The effect is real: bonded contractors have significant financial disincentive to disappear because the bonding company will investigate claims and potentially pay homeowners directly. However, most states still have minimal requirements. Licensing exists, but it’s often renewable indefinitely without proving continued competence or financial stability. The industry is slowly professionalizing—online reputation systems, digital payment trails, and consumer review platforms create some accountability—but the fundamental problem remains: a homeowner is writing large checks to a stranger based on trust and a contract.

Conclusion

The home renovation industry’s ability to make contractors disappear is a structural problem, not just an individual problem. Deposits are collected upfront, licenses exist but aren’t consistently verified, and business structures allow owners to walk away consequence-free. The best protection remains prevention: verify licensing and insurance, insist on detailed written contracts with payment tied to completion milestones, hire bonded contractors when available, and file a mechanics lien if trouble emerges. If you’re considering a renovation, treat contractor vetting as seriously as you would hiring a financial advisor.

Request recent references and actually call them. Check licensing status with your state board. Ask questions about their financial stability, how many simultaneous projects they manage, and whether they carry a bond. These steps add hours to the hiring process but eliminate most high-risk contractors. The ones who disappear are often predictable in hindsight; the trick is identifying them beforehand.

Frequently Asked Questions

What should I do if a contractor takes my deposit and disappears?

Document everything immediately: take screenshots of text messages, emails, and online listings; gather copies of your contract, invoices, and payment receipts; file a report with your state’s licensing board and attorney general’s office. Then consult a small claims attorney to determine whether pursuing legal action is cost-effective for your situation. File a mechanics lien if your state allows it and you’re within the deadline—this gives you leverage.

How much deposit should I expect to pay upfront?

Industry standard is 10-30% of the total project cost for initial materials and labor. Anything above 50% should raise questions unless custom materials with long lead times justify it. Ask your contractor to itemize what the deposit covers and verify those costs make sense for the scope of work.

Can I get my money back through my credit card company?

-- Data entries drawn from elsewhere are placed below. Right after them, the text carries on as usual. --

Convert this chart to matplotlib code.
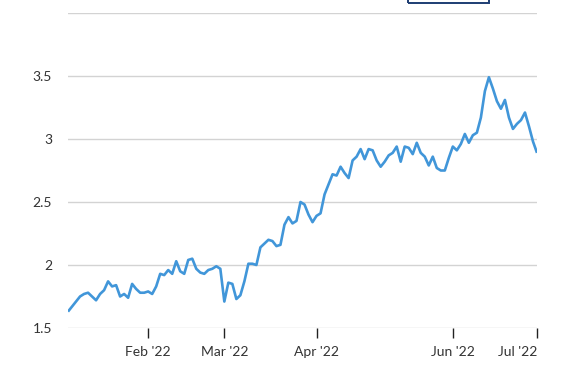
import matplotlib
matplotlib.use("Agg")
import matplotlib.pyplot as plt
from matplotlib.patches import Rectangle
import numpy as np

plt.rcParams['font.family'] = ['Lato', 'DejaVu Sans']

# daily values, one list per month (trading days shown in the chart)
jan = [1.63, 1.67, 1.71, 1.75, 1.77, 1.78, 1.75, 1.72, 1.77, 1.80,
       1.87, 1.83, 1.84, 1.75, 1.77, 1.74, 1.85, 1.81, 1.78, 1.78]
feb = [1.79, 1.77, 1.83, 1.93, 1.92, 1.96, 1.93, 2.03, 1.95, 1.93,
       2.04, 2.05, 1.97, 1.94, 1.93, 1.96, 1.97, 1.99, 1.97]
mar = [1.71, 1.86, 1.85, 1.73, 1.76, 1.87, 2.01, 2.01, 2.00, 2.14,
       2.17, 2.20, 2.19, 2.15, 2.16, 2.32, 2.38, 2.33, 2.35, 2.50,
       2.48, 2.40, 2.34]
apr_may = [2.39, 2.41, 2.56, 2.64, 2.72, 2.71, 2.78, 2.73, 2.69, 2.83,
           2.86, 2.92, 2.84, 2.92, 2.91, 2.83, 2.78, 2.82, 2.87, 2.89,
           2.94, 2.82, 2.94, 2.93, 2.88, 2.97, 2.89, 2.86, 2.79, 2.86,
           2.77, 2.75, 2.75, 2.85]
jun = [2.94, 2.91, 2.96, 3.04, 2.97, 3.03, 3.05, 3.17, 3.38, 3.49,
       3.40, 3.30, 3.24, 3.31, 3.17, 3.08, 3.12, 3.15, 3.21, 3.10, 2.98]
jul = [2.89]

months = [jan, feb, mar, apr_may, jun, jul]
month_labels = ["Jan '22", "Feb '22", "Mar '22", "Apr '22", "Jun '22", "Jul '22"]
y_ticks = [1.5, 2, 2.5, 3, 3.5, 4]
y_labels = ["1.5", "2", "2.5", "3", "3.5", ""]

values = np.concatenate(months)
starts = np.cumsum([0] + [len(m) for m in months[:-1]])

fig = plt.figure(figsize=(5.73, 3.73), dpi=100)
ax = fig.add_axes([68 / 573, 45 / 373, 469 / 573, 315 / 373])

ax.plot(np.arange(len(values)), values, color='#4196d9', lw=1.9,
        solid_joinstyle='round', solid_capstyle='butt')

ax.set_xlim(0, len(values) - 1)
ax.set_ylim(1.5, 4.0)
ax.set_yticks(y_ticks, y_labels)
ax.set_xticks(starts[1:], month_labels[1:])

ax.yaxis.grid(True, color='#d3d3d3', lw=1)
ax.set_axisbelow(True)
for s in ax.spines.values():
    s.set_visible(False)

ax.tick_params(axis='y', length=0, pad=11.5, labelsize=10, labelcolor='#333333')
ax.tick_params(axis='x', length=7, width=1, color='#222222', pad=6,
               labelsize=10, labelcolor='#333333')
# last label kept inside the plot, like the original
ax.get_xticklabels()[-1].set_horizontalalignment('right')

# legend box cut off at the top of the picture
fig.patches.append(Rectangle((408 / 573, 370.5 / 373), 81 / 573, 0.1,
                             transform=fig.transFigure, fill=False,
                             edgecolor='#1d3d73', lw=1.4))

fig.savefig('out.png', dpi=100)
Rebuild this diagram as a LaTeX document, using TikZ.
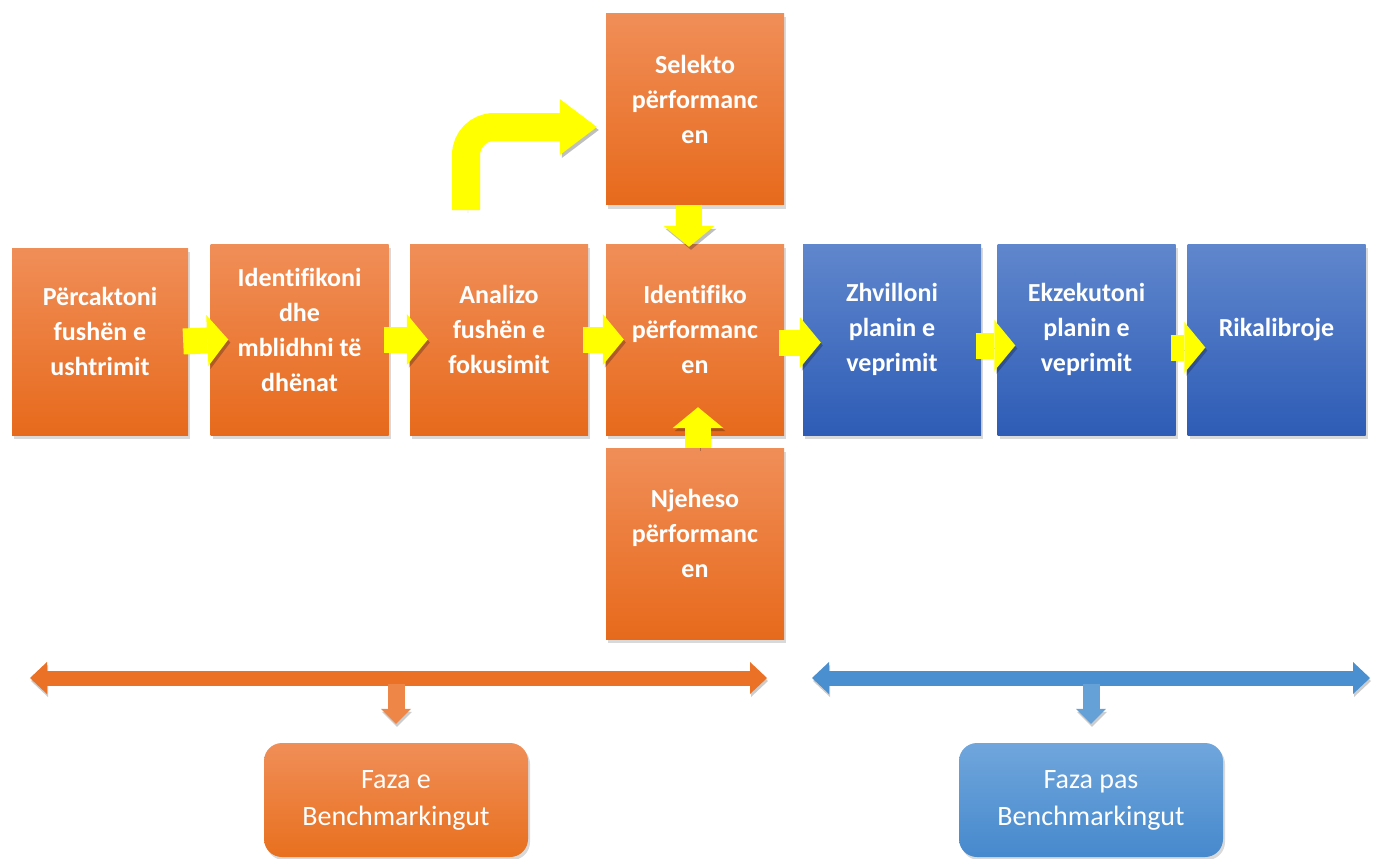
\documentclass[tikz,border=0pt]{standalone}
\usepackage{fontspec}
\setmainfont{Carlito}[Ligatures=CommonOff]
\usetikzlibrary{arrows.meta,shadows}

\definecolor{orTop}{RGB}{240,142,88}
\definecolor{orBot}{RGB}{231,106,28}
\definecolor{blTop}{RGB}{96,135,205}
\definecolor{blBot}{RGB}{46,92,182}
\definecolor{phOTop}{RGB}{240,142,88}
\definecolor{phOBot}{RGB}{232,112,30}
\definecolor{phBTop}{RGB}{112,166,220}
\definecolor{phBBot}{RGB}{70,137,205}
\definecolor{orBar}{RGB}{234,113,37}
\definecolor{blBar}{RGB}{74,143,208}
\definecolor{yel}{RGB}{255,255,0}

\begin{document}
\begin{tikzpicture}[x=1pt,y=-1pt,
    obox/.style={rectangle, minimum width=178pt, minimum height=191pt,
        top color=orTop, bottom color=orBot,
        drop shadow={opacity=0.3, shadow xshift=2pt, shadow yshift=-4pt}},
    bbox/.style={obox, top color=blTop, bottom color=blBot},
    txt/.style={text=white, align=center, font=\bfseries\fontsize{26}{35}\selectfont},
    phase/.style={rectangle, rounded corners=18pt, minimum width=264pt, minimum height=114pt,
        text=white, align=center, font=\fontsize{28}{37}\selectfont,
        drop shadow={opacity=0.3, shadow xshift=2pt, shadow yshift=-3pt}},
    fat/.style={draw=yel, line width=26pt,
        -{Triangle[length=21pt, width=51pt, line width=0pt]},
        preaction={draw=black, opacity=0.25, transform canvas={xshift=2pt, yshift=-3pt}}},
    bar/.style={line width=15pt,
        {Triangle[length=17pt, width=32pt, line width=0pt]}-{Triangle[length=17pt, width=32pt, line width=0pt]},
        preaction={draw=black, opacity=0.2, transform canvas={xshift=1pt, yshift=-3pt}}},
    stem/.style={line width=17pt, -{Triangle[length=15pt, width=30pt, line width=0pt]},
        preaction={draw=black, opacity=0.2, transform canvas={xshift=1pt, yshift=-3pt}}}
]
\useasboundingbox (0,0) rectangle (1373,859);

% boxes of the main row
\node[obox, minimum width=176pt, minimum height=187pt] (b1) at (100,341.5) {};
\node[obox] (b2) at (299.5,339.5) {};
\node[obox] (b3) at (499,339.5) {};
\node[obox] (b4) at (695,339.5) {};
\node[bbox] (b5) at (892,339.5) {};
\node[bbox] (b6) at (1086.5,339.5) {};
\node[bbox] (b7) at (1276.5,339.5) {};
% above and below
\node[obox] (sel) at (695,109) {};
\node[obox] (njh) at (695,543.5) {};

\node[txt] at ([yshift=10pt]b1) {Përcaktoni\\fushën e\\ushtrimit};
\node[txt] at ([yshift=10pt]b2) {Identifikoni\\dhe\\mblidhni të\\dhënat};
\node[txt] at ([yshift=10pt]b3) {Analizo\\fushën e\\fokusimit};
\node[txt] at ([yshift=10pt]b4) {Identifiko\\përformanc\\en};
\node[txt] at ([yshift=10pt]b5) {Zhvilloni\\planin e\\veprimit};
\node[txt] at ([yshift=10pt]b6) {Ekzekutoni\\planin e\\veprimit};
\node[txt] at ([yshift=10pt]b7) {Rikalibroje};
\node[txt] at ([yshift=10pt]sel) {Selekto\\përformanc\\en};
\node[txt] at ([yshift=10pt]njh) {Njeheso\\përformanc\\en};

% yellow arrows
\foreach \a/\b/\dy in {b1/b2/0, b2/b3/0, b3/b4/0, b4/b5/-3, b5/b6/-6, b6/b7/-8}
    \draw[fat] ([xshift=-5pt, yshift=\dy pt]\a.east) -- ([xshift=18pt, yshift=\dy pt]\b.west);
\draw[fat] ([xshift=-6pt]sel.south) -- ([xshift=-6pt, yshift=-3pt]b4.north);
\draw[fat] ([xshift=3pt]njh.north) -- ([xshift=3pt, yshift=28pt]b4.south);
\coordinate (bend) at (466,210);
\draw[fat, line width=28pt, rounded corners=28pt,
    -{Triangle[length=37pt, width=56pt, line width=0pt]}]
    (bend) |- ([xshift=-9pt, yshift=-18pt]sel.west);

% phases
\node[phase, top color=phOTop, bottom color=phOBot] (ph1) at (396,800) {Faza e\\Benchmarkingut};
\node[phase, top color=phBTop, bottom color=phBBot] (ph2) at (1091,800) {Faza pas\\Benchmarkingut};

\coordinate (oL) at (30,678);
\coordinate (oR) at (767,678);
\coordinate (bL) at (812,678);
\coordinate (bR) at (1370,678);
\draw[bar, draw=orBar, fill=orBar] (oL) -- (oR);
\draw[stem, draw=orBar!85!white] ([yshift=-6pt]ph1.north |- oL) -- ([yshift=19pt]ph1.north);
\draw[bar, draw=blBar] (bL) -- (bR);
\draw[stem, draw=blBar!85!white] ([yshift=-6pt]ph2.north |- bL) -- ([yshift=19pt]ph2.north);
\end{tikzpicture}
\end{document}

Possibly, but only if you paid by credit card and can prove the contractor failed to deliver services. Dispute claims take time, and the contractor can contest them. This works better for partial non-performance (contractor completed 50% of work and stopped) than for immediate disappearance where the contractor obviously breached the contract.

Is a contractor bond different from liability insurance?

Yes. Liability insurance protects you if the contractor damages your home or causes injury. A performance bond protects you if the contractor fails to complete work or breaches the contract—the bonding company compensates you directly. Require both, especially for larger projects.

Should I use a general contractor or hire specialists directly?

General contractors manage the project and are responsible for all subcontractors, but you’re paying their markup. Hiring specialists (electricians, plumbers, carpenters) directly saves money but means you’re managing the coordination and you’re individually liable if one of them disappears. This approach works for straightforward projects but adds risk to complex renovations.

What’s a mechanics lien and should I file one?

A mechanics lien is a legal claim that gives suppliers and contractors the right to payment from your property. If the contractor fails to pay subcontractors or suppliers, those parties can file a lien against your home. Conversely, if your contractor disappears, you can file a lien to prevent them from collecting payment if they try to pursue you legally. File within your state’s deadline (30-90 days typically) if the contractor abandons work.